To further drive our vision of premier stability and rapid feature delivery, we are looking for a Senior Site Reliability Engineer to join our team. As a Senior SRE, you should feel exceptionally comfortable bringing architectural design proposals to the table for consideration among your colleagues on our platform and infrastructure development teams. You will be one of the principal technical designers helping push our cloud-native platform toward the future. You will be responsible for driving the implementation of flexible cloud architectures with an automation-first emphasis; manual user intervention likely makes you uneasy and maybe even a little twitchy. We would expect a successful candidate for this position to be a self-starter with the ability to complete tasks independently. Though you will have access to technical leadership and senior engineers at your disposal, you should feel well acquainted with tackling complex problems without significant oversight.

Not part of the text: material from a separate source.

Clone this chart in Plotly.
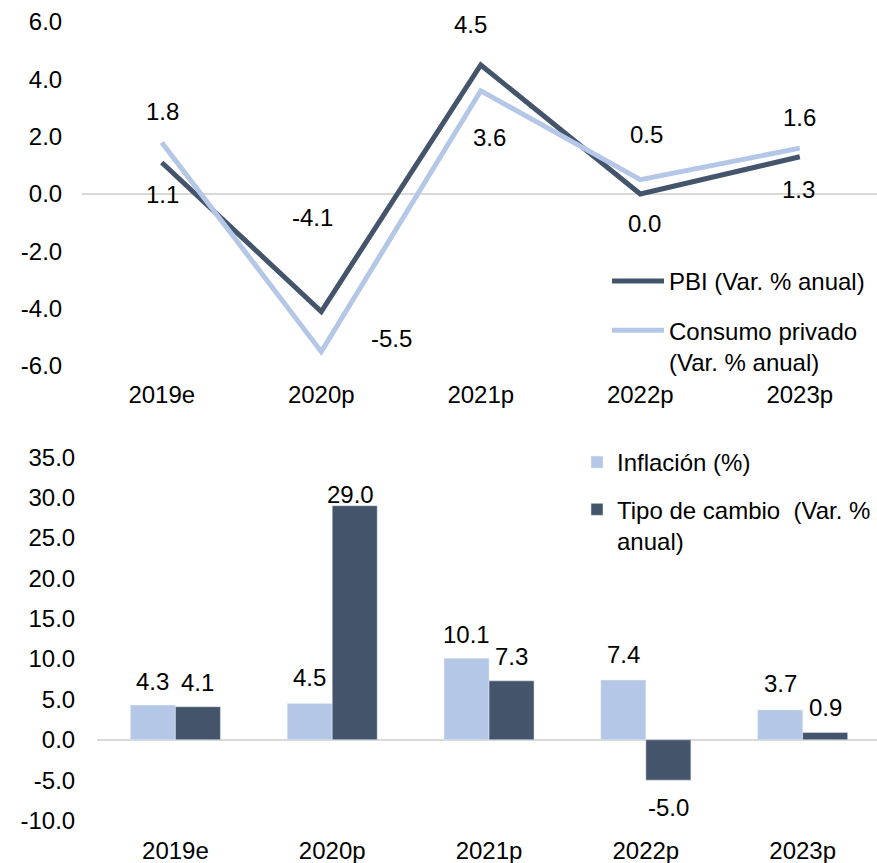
import plotly.graph_objects as go

# ---------------- data ----------------
categories = ["2019e", "2020p", "2021p", "2022p", "2023p"]
pbi = [1.1, -4.1, 4.5, 0.0, 1.3]
consumo = [1.8, -5.5, 3.6, 0.5, 1.6]
inflacion = [4.3, 4.5, 10.1, 7.4, 3.7]
tipo_cambio = [4.1, 29.0, 7.3, -5.0, 0.9]
yticks_top = [-6, -4, -2, 0, 2, 4, 6]
yticks_bottom = [-10, -5, 0, 5, 10, 15, 20, 25, 30, 35]

# label offsets (pixels) – styling only
pbi_off = [(1, -32), (-9, 94), (-10, 41), (4, -29), (-1, -33)]
con_off = [(1, 31), (70, 13), (9, -47), (6, 45), (0, 31)]
inf_off = [(0, 24), (0, 26), (0, 24), (0, 26), (0, 26)]
tc_off = [(0, 24), (-4, 11), (0, 24), (0, -27), (0, 25)]

DARK = "#44546A"
LIGHT = "#B4C7E7"
FONT = "Arial, 'Liberation Sans', sans-serif"
FS = 24
W, H = 877, 863


def fmt(v):
    return f"{v:.1f}"


fig = go.Figure()

fig.add_trace(go.Scatter(x=categories, y=pbi, mode="lines", name="PBI (Var. % anual)",
                         line=dict(color=DARK, width=5), xaxis="x", yaxis="y",
                         legend="legend", legendgroup="a"))
fig.add_trace(go.Scatter(x=categories, y=consumo, mode="lines",
                         name="Consumo privado<br>(Var. % anual)",
                         line=dict(color=LIGHT, width=5), xaxis="x", yaxis="y",
                         legend="legend", legendgroup="b"))

fig.add_trace(go.Bar(x=categories, y=inflacion, name="Inflación (%)", marker_color=LIGHT,
                     xaxis="x2", yaxis="y2", legend="legend2", legendgroup="c"))
fig.add_trace(go.Bar(x=categories, y=tipo_cambio, name="Tipo de cambio \u00a0(Var. %<br>anual)",
                     marker_color=DARK, xaxis="x2", yaxis="y2", legend="legend2", legendgroup="d"))

BARGAP = 0.426
half = (1 - BARGAP) / 4
lab_font = dict(size=FS, color="#000000", family=FONT)

annotations = []
for i, c in enumerate(categories):
    for vals, offs in ((pbi, pbi_off), (consumo, con_off)):
        annotations.append(dict(x=c, y=vals[i], xref="x", yref="y", text=fmt(vals[i]),
                                showarrow=False, xshift=offs[i][0], yshift=offs[i][1],
                                font=lab_font))
    annotations.append(dict(x=i - half, y=inflacion[i], xref="x2", yref="y2",
                            text=fmt(inflacion[i]), showarrow=False,
                            xshift=inf_off[i][0], yshift=inf_off[i][1], font=lab_font))
    annotations.append(dict(x=i + half, y=tipo_cambio[i], xref="x2", yref="y2",
                            text=fmt(tipo_cambio[i]), showarrow=False,
                            xshift=tc_off[i][0], yshift=tc_off[i][1], font=lab_font))

axis_common = dict(showgrid=False, showline=False, automargin=False,
                   tickfont=dict(size=FS, color="#000000", family=FONT))

fig.update_layout(
    width=W, height=H,
    margin=dict(l=0, r=0, t=0, b=0),
    paper_bgcolor="white", plot_bgcolor="white",
    font=dict(family=FONT, size=FS, color="#000000"),
    barmode="group", bargap=BARGAP, bargroupgap=0,
    annotations=annotations,
    xaxis=dict(domain=[82 / W, 1], anchor="y", type="category", range=[-0.5, 4.484],
               zeroline=False, ticks="outside", ticklen=0, ticklabelstandoff=7, **axis_common),
    yaxis=dict(domain=[1 - 366 / H, 1 - 22 / H], anchor="x", range=[-6, 6],
               tickvals=yticks_top, ticktext=[fmt(v) for v in yticks_top],
               zeroline=True, zerolinecolor="#D9D9D9", zerolinewidth=2,
               ticks="outside", ticklen=0, ticklabelstandoff=14, **axis_common),
    xaxis2=dict(domain=[97 / W, 1], anchor="y2", type="category", range=[-0.5, 4.474],
                zeroline=False, ticks="outside", ticklen=0, ticklabelstandoff=9, **axis_common),
    yaxis2=dict(domain=[1 - 820.5 / H, 1 - 457.3 / H], anchor="x2", range=[-10, 35],
                tickvals=yticks_bottom, ticktext=[fmt(v) for v in yticks_bottom],
                zeroline=True, zerolinecolor="#D9D9D9", zerolinewidth=2,
                ticks="outside", ticklen=0, ticklabelstandoff=16, **axis_common),
    legend=dict(x=607 / W, y=1 - 259 / H, xanchor="left", yanchor="top",
                font=dict(size=FS, color="#000000", family=FONT), itemwidth=52,
                traceorder="grouped", tracegroupgap=15, valign="top",
                bgcolor="rgba(0,0,0,0)"),
    legend2=dict(x=577 / W, y=1 - 440 / H, xanchor="left", yanchor="top",
                 font=dict(size=FS, color="#000000", family=FONT),
                 traceorder="grouped", tracegroupgap=13, valign="top",
                 bgcolor="rgba(0,0,0,0)"),
)

fig.write_html("out.html", config={"displayModeBar": False},
               post_script="document.body.style.margin='0';document.body.style.padding='0';")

Observability is paramount. If we can't measure it, we can't prove it works; if we can't prove it works, it must be assumed it doesn't work. This is a philosophy you hopefully love (and preferably obsess over). If we can't observe how a new feature is behaving, our SRE team is excited to dive into the application code and make the necessary improvements.

Typical Day

Tl;dr : You will be deeply immersed in Go and Python observability stacks; plenty of AWS and Terraform sprinkled in as well.

This is a very hands-on Senior Engineering role where your days will be filled with building solutions to technical challenges in the observability and availability of our SHiFT online services. You will evangelize for and be obsessed with user experience as it relates to the services you support. You will help manage and orchestrate each of these by leaning heavily on technologies like Go, Terraform , Docker , and Bash . On any given day, you should expect to spend at least 80% of your time actively engineering and developing solutions; the rest will be a mixture of planning, reviewing code from your colleagues, participating in design meetings, documentation, and self-development.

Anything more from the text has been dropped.